The global AI chessboard is witnessing a move of unprecedented strategic weight: China, once the most voracious consumer of high-end semiconductors, has begun slamming the door on Nvidia. Even as Washington signals a conditional willingness to allow sales, Beijing is pushing back. The recent directive to domestic tech giants to bypass Nvidia’s H200 AI chips—despite them receiving export clearance from the Trump administration—marks a decisive shift toward absolute technological decoupling.
The Doctrine of Strategic Self-Reliance
For decades, China’s industrial policy followed a path of 'absorption and innovation'—using Western technology to build its own foundations. However, the relentless wave of US sanctions has taught Beijing a strategic lesson: reliance on foreign silicon is a structural vulnerability that can be weaponized at any moment. The block on the H200 is not a critique of Nvidia’s engineering—the H200 remains the gold standard of AI compute—but a political mandate for survival.
Reports from tech hubs in Shenzhen and Beijing suggest that the Ministry of Industry and Information Technology (MIIT) has issued 'window guidance' to firms like ByteDance, Tencent, and Alibaba. The message is clear: prioritize domestic hardware. This is import substitution on a grand scale. Beijing fears that if its AI future is built on Nvidia’s proprietary CUDA architecture, it will remain forever a vassal to American policy shifts.
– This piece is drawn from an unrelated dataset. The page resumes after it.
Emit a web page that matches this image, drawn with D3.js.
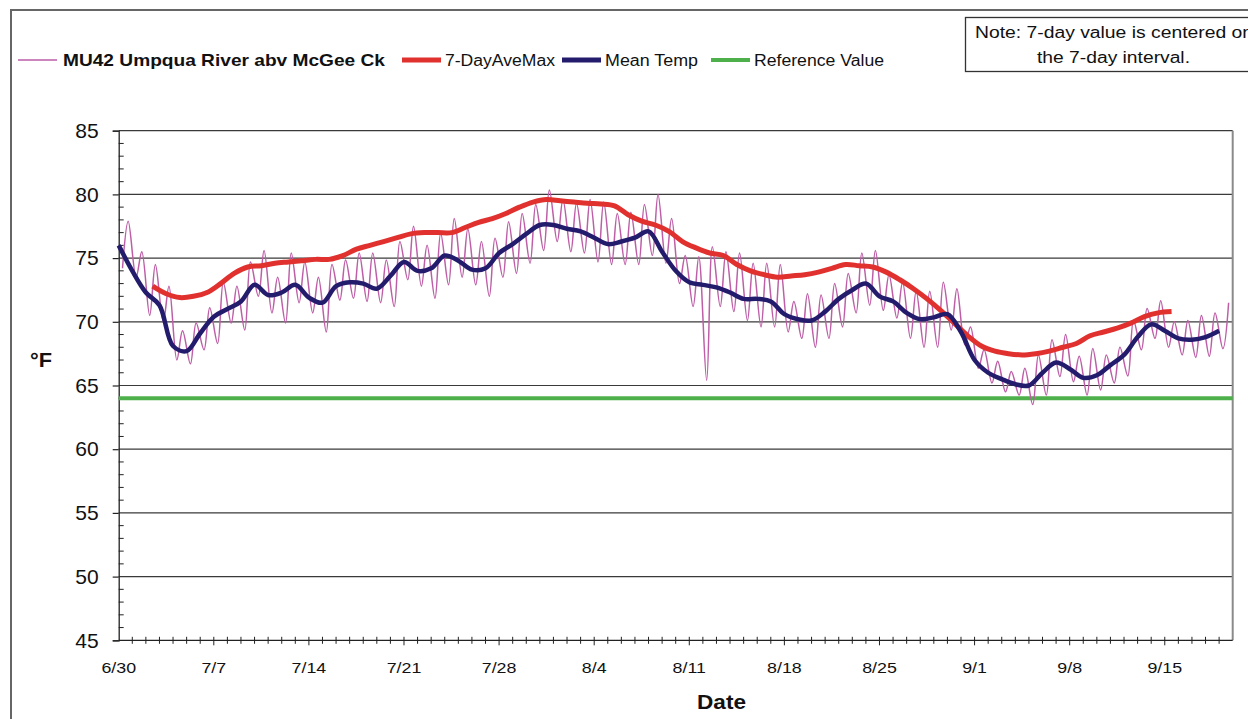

The Paradox of the Trump Administration’s Approach
Under President Donald Trump, the US approach to chip exports has shifted toward a more transactional model. While previous restrictions were broad and rigid, the current administration has toyed with allowing Nvidia to sell 'compliant' versions of its top-tier chips, likely as leverage in broader trade negotiations. The logic was simple: maintain American market dominance and revenue flow while keeping a leash on the performance levels of the chips sold.
"Technology is no longer just a commodity; it is the ultimate instrument of geopolitical power. China’s refusal to buy American chips is a declaration of independence that will carry a heavy price tag for both empires," notes a senior analyst at a leading Singaporean think tank.
However, Beijing views this 'concession' as a Trojan horse. Accepting chips that have been vetted and 'nerfed' by the US government implies accepting hardware that could potentially feature backdoors or remote kill-switches. Furthermore, the specialized 'China-only' variants of Nvidia chips often feature throttled interconnect speeds, making them less competitive against the rapidly improving domestic alternatives from Huawei.
The Rise of Huawei and the Domestic Ecosystem
The centerpiece of Xi Jinping’s strategy is the emergence of a viable domestic alternative. Huawei’s Ascend 910C is being positioned as the national champion capable of rivaling Nvidia’s performance. While Nvidia still holds a massive lead in the software ecosystem (CUDA), China is pouring billions into developing unified software layers that can run AI models across different domestic hardware platforms.
- Huawei Ascend 910C: Positioned as the direct challenger to the H100/H200 within the Chinese market.
- Biren Technology: Developing general-purpose GPUs designed to bypass Western architectural dependencies.
- Moore Threads: A high-growth startup aiming to replace Western GPUs in massive data center deployments.
The fallout for Nvidia is substantial. China has historically accounted for nearly 20% of the company’s revenue. If this market is permanently shuttered, Nvidia faces a structural threat to its growth projections. Conversely, China is taking a massive gamble: it is willing to sacrifice short-term AI performance—since domestic chips are still catching up in efficiency—to ensure long-term strategic sovereignty. The 'Great Firewall' is now becoming a 'Great Silicon Wall'.